Exercise - Give again exactly the lines that run from the start of the records to the line holding "const y = d3.scaleLinear().domain([52000, 72000]).range([H, 0]);", both ends counted. Do not include the pictures.

Data supplied -
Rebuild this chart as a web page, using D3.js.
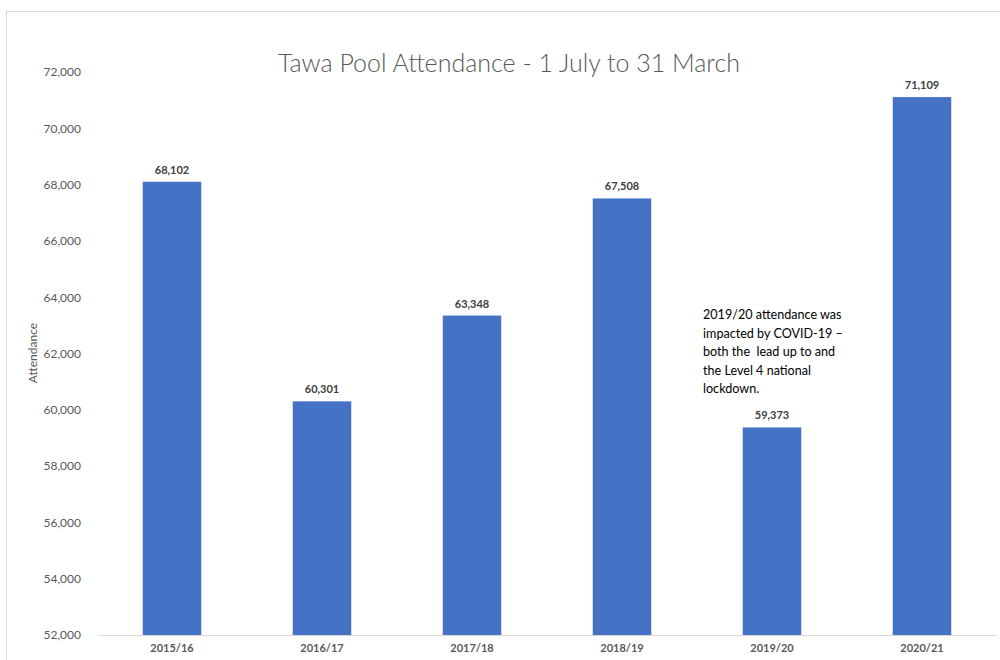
<!DOCTYPE html>
<html>
<head>
<meta charset="utf-8">
<script src="https://cdn.jsdelivr.net/npm/d3@7"></script>
<style>
  html, body { margin: 0; padding: 0; background: #fff; }
  svg { display: block; font-family: Lato, 'Open Sans', sans-serif; }
</style>
</head>
<body>
<div id="chart"></div>
<script>
// ── Data ────────────────────────────────────────────────
const seasons = ['2015/16', '2016/17', '2017/18', '2018/19', '2019/20', '2020/21'];
const attendance = [68102, 60301, 63348, 67508, 59373, 71109];
const yTicks = [52000, 54000, 56000, 58000, 60000, 62000, 64000, 66000, 68000, 70000, 72000];
const noteLines = [
  '2019/20 attendance was',
  'impacted by COVID-19 \u2013',
  'both the  lead up to and',
  'the Level 4 national',
  'lockdown.'
];

const width = 1000, height = 660;
const margin = { top: 72, right: 3, bottom: 25, left: 97 };
const W = width - margin.left - margin.right;
const H = height - margin.top - margin.bottom;

const svg = d3.select('#chart').append('svg')
  .attr('width', width).attr('height', height);

// chart frame
svg.append('rect')
  .attr('x', 6.5).attr('y', 11.5)
  .attr('width', width).attr('height', height)
  .attr('fill', 'none').attr('stroke', '#d9d9d9');

const g = svg.append('g').attr('transform', `translate(${margin.left},${margin.top})`);

// ── Scales ─────────────────────────────────────────────
const x = d3.scaleBand().domain(seasons).range([0, W]).paddingInner(0.61).paddingOuter(0.305);
const y = d3.scaleLinear().domain([52000, 72000]).range([H, 0]);

// ── Y axis (labels only) ───────────────────────────────
g.append('g')
  .call(d3.axisLeft(y).tickValues(yTicks).tickSize(0).tickPadding(16).tickFormat(d3.format(',')))
  .call(gg => gg.select('.domain').remove())
  .call(gg => gg.selectAll('.tick text')
    .attr('fill', '#595959').attr('font-size', 12).attr('font-family', 'Lato, sans-serif'));

// ── Bars ───────────────────────────────────────────────
g.selectAll('.bar')
  .data(attendance)
  .join('rect')
  .attr('class', 'bar')
  .attr('x', (d, i) => x(seasons[i]))
  .attr('width', x.bandwidth())
  .attr('y', d => y(d))
  .attr('height', d => H - y(d))
  .attr('fill', '#4472c4');

// value labels
g.selectAll('.val')
  .data(attendance)
  .join('text')
  .attr('class', 'val')
  .attr('x', (d, i) => x(seasons[i]) + x.bandwidth() / 2)
  .attr('y', d => y(d) - 8)
  .attr('text-anchor', 'middle')
  .attr('font-size', 11).attr('font-weight', 'bold')
  .attr('fill', '#404040')
  .text(d => d3.format(',')(d));

// ── X axis ─────────────────────────────────────────────
g.append('g')
  .attr('transform', `translate(0,${H})`)
  .call(d3.axisBottom(x).tickSize(0).tickPadding(9))
  .call(gg => gg.select('.domain').attr('stroke', '#d9d9d9'))
  .call(gg => gg.selectAll('.tick text')
    .attr('fill', '#595959').attr('font-size', 11).attr('font-weight', 'bold')
    .attr('font-family', 'Lato, sans-serif'));

// ── Title & axis label ─────────────────────────────────
svg.append('text')
  .attr('x', 509).attr('y', 72)
  .attr('text-anchor', 'middle')
  .attr('font-size', 25).attr('font-weight', 300).attr('fill', '#595959')
  .text('Tawa Pool Attendance - 1 July to 31 March');

svg.append('text')
  .attr('transform', 'translate(37,353) rotate(-90)')
  .attr('text-anchor', 'middle')
  .attr('font-size', 12).attr('fill', '#595959')
  .text('Attendance');

// ── Annotation ─────────────────────────────────────────
svg.append('text')
  .attr('x', 703).attr('y', 319)
  .attr('font-size', 12.6).attr('fill', '#000')
  .style('white-space', 'pre')
  .selectAll('tspan')
  .data(noteLines)
  .join('tspan')
  .attr('x', 703)
  .attr('dy', (d, i) => i === 0 ? 0 : 18.5)
  .text(d => d);
</script>
</body>
</html>
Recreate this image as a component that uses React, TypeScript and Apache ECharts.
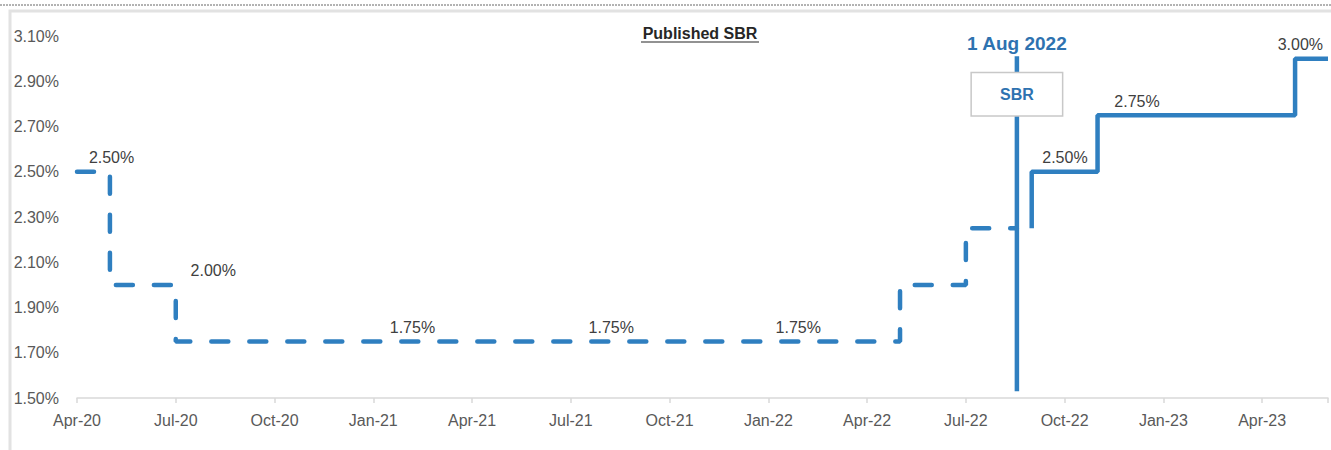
import React, { useEffect, useRef } from "react";
import * as echarts from "echarts";

// Month index: 0 = Apr-2020
const tickLabels = ["Apr-20", "Jul-20", "Oct-20", "Jan-21", "Apr-21", "Jul-21", "Oct-21", "Jan-22", "Apr-22", "Jul-22", "Oct-22", "Jan-23", "Apr-23"];

// Historical SBR (dashed), step points
const dashMonths = [0, 1, 3, 25, 27, 28.55];
const dashRates = [2.5, 2.0, 1.75, 2.0, 2.25, 2.25];

// Published SBR (solid), step points
const solidMonths = [29, 29, 31, 37, 38];
const solidRates = [2.25, 2.5, 2.75, 3.0, 3.0];

// Value labels
const labelMonths = [1.05, 4.14, 10.19, 16.23, 21.91, 30.01, 32.2, 37.16];
const labelRates = [2.5, 2.0, 1.75, 1.75, 1.75, 2.5, 2.75, 3.0];

// 1 Aug 2022 marker
const markerMonth = 28.55;
const markerRange = [1.53, 3.01];
const markerBoxRate = 2.843;
const markerText = "1 Aug 2022";
const boxText = "SBR";
const titleText = "Published SBR";

const LINE = "#2f7fc0";
const BLUE_TEXT = "#2e72b0";
const FONT = "'Liberation Sans', Arial, sans-serif";

export default function App() {
  const ref = useRef<HTMLDivElement>(null);
  useEffect(() => {
    document.body.style.margin = "0";
    const chart = echarts.init(ref.current!, undefined, { renderer: "svg" });
    chart.setOption({
      animation: false,
      textStyle: { fontFamily: FONT },
      grid: { left: 77, right: 0, top: 36, bottom: 52 },
      xAxis: {
        type: "value",
        min: 0,
        max: 38,
        interval: 3,
        axisLine: { show: true, lineStyle: { color: "#d9d9d9", width: 1.5 } },
        axisTick: { show: true, length: 5, lineStyle: { color: "#d9d9d9", width: 1.5 } },
        splitLine: { show: false },
        axisLabel: {
          margin: 14,
          fontSize: 16,
          color: "#595959",
          fontFamily: FONT,
          formatter: (v: number) => tickLabels[Math.round(v / 3)] ?? "",
        },
      },
      yAxis: {
        type: "value",
        min: 1.5,
        max: 3.1,
        interval: 0.2,
        axisLine: { show: false },
        axisTick: { show: false },
        splitLine: { show: false },
        axisLabel: {
          margin: 18,
          fontSize: 16,
          color: "#595959",
          fontFamily: FONT,
          formatter: (v: number) => v.toFixed(2) + "%",
        },
      },
      graphic: [
        {
          type: "line",
          shape: { x1: 0, y1: 5, x2: 1331, y2: 5 },
          style: { stroke: "#666", lineWidth: 1, lineDash: [2, 1] },
          silent: true,
        },
        {
          type: "rect",
          shape: { x: 10, y: 11, width: 1340, height: 460 },
          style: { fill: "none", stroke: "#e2e2e2", lineWidth: 3 },
          silent: true,
        },
        {
          type: "text",
          x: 700,
          y: 33,
          style: {
            text: titleText,
            fill: "#262626",
            font: `bold 16px ${FONT}`,
            align: "center",
            verticalAlign: "middle",
          },
        },
        {
          type: "line",
          shape: { x1: 641, y1: 42, x2: 759, y2: 42 },
          style: { stroke: "#262626", lineWidth: 1.2 },
        },
      ],
      series: [
        {
          type: "line",
          step: "end",
          symbol: "none",
          data: dashMonths.map((m, i) => [m, dashRates[i]]),
          lineStyle: { color: LINE, width: 4.5, type: [17, 21], cap: "round" },
          z: 3,
        },
        {
          type: "line",
          step: "end",
          symbol: "none",
          data: solidMonths.map((m, i) => [m, solidRates[i]]),
          lineStyle: { color: LINE, width: 4.5, cap: "butt" },
          z: 3,
        },
        {
          type: "line",
          symbol: "none",
          data: [
            [markerMonth, markerRange[0]],
            [markerMonth, markerRange[1]],
          ],
          lineStyle: { color: LINE, width: 4.5 },
          z: 4,
        },
        {
          type: "scatter",
          symbolSize: 0,
          itemStyle: { opacity: 1 },
          data: [[markerMonth, markerRange[1]]],
          label: {
            show: true,
            position: "top",
            distance: 3,
            formatter: markerText,
            fontSize: 19,
            fontWeight: "bold",
            color: BLUE_TEXT,
            fontFamily: FONT,
            opacity: 1,
          },
          z: 6,
        },
        {
          type: "scatter",
          symbolSize: 0,
          itemStyle: { opacity: 1 },
          data: [[markerMonth, markerBoxRate]],
          label: {
            show: true,
            position: "inside",
            formatter: boxText,
            fontSize: 16,
            fontWeight: "bold",
            color: BLUE_TEXT,
            fontFamily: FONT,
            backgroundColor: "#ffffff",
            borderColor: "#c8c8c8",
            borderWidth: 1.5,
            width: 90,
            height: 42,
            lineHeight: 42,
            align: "center",
            verticalAlign: "middle",
            opacity: 1,
          },
          z: 10,
          zlevel: 0,
        },
        {
          type: "scatter",
          symbolSize: 0,
          itemStyle: { opacity: 1 },
          data: labelMonths.map((m, i) => [m, labelRates[i]]),
          label: {
            show: true,
            position: "top",
            distance: 6,
            fontSize: 16,
            color: "#404040",
            fontFamily: FONT,
            opacity: 1,
            formatter: (p: any) => p.value[1].toFixed(2) + "%",
          },
          z: 5,
        },
      ],
    });
    return () => chart.dispose();
  }, []);
  return <div ref={ref} style={{ width: 1331, height: 450 }} />;
}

Task output -
Rebuild this chart as a web page, using D3.js.
<!DOCTYPE html>
<html>
<head>
<meta charset="utf-8">
<script src="https://cdn.jsdelivr.net/npm/d3@7"></script>
<style>
  html, body { margin: 0; padding: 0; background: #fff; }
  svg { display: block; font-family: Lato, 'Open Sans', sans-serif; }
</style>
</head>
<body>
<div id="chart"></div>
<script>
// ── Data ────────────────────────────────────────────────
const seasons = ['2015/16', '2016/17', '2017/18', '2018/19', '2019/20', '2020/21'];
const attendance = [68102, 60301, 63348, 67508, 59373, 71109];
const yTicks = [52000, 54000, 56000, 58000, 60000, 62000, 64000, 66000, 68000, 70000, 72000];
const noteLines = [
  '2019/20 attendance was',
  'impacted by COVID-19 \u2013',
  'both the  lead up to and',
  'the Level 4 national',
  'lockdown.'
];

const width = 1000, height = 660;
const margin = { top: 72, right: 3, bottom: 25, left: 97 };
const W = width - margin.left - margin.right;
const H = height - margin.top - margin.bottom;

const svg = d3.select('#chart').append('svg')
  .attr('width', width).attr('height', height);

// chart frame
svg.append('rect')
  .attr('x', 6.5).attr('y', 11.5)
  .attr('width', width).attr('height', height)
  .attr('fill', 'none').attr('stroke', '#d9d9d9');

const g = svg.append('g').attr('transform', `translate(${margin.left},${margin.top})`);

// ── Scales ─────────────────────────────────────────────
const x = d3.scaleBand().domain(seasons).range([0, W]).paddingInner(0.61).paddingOuter(0.305);
const y = d3.scaleLinear().domain([52000, 72000]).range([H, 0]);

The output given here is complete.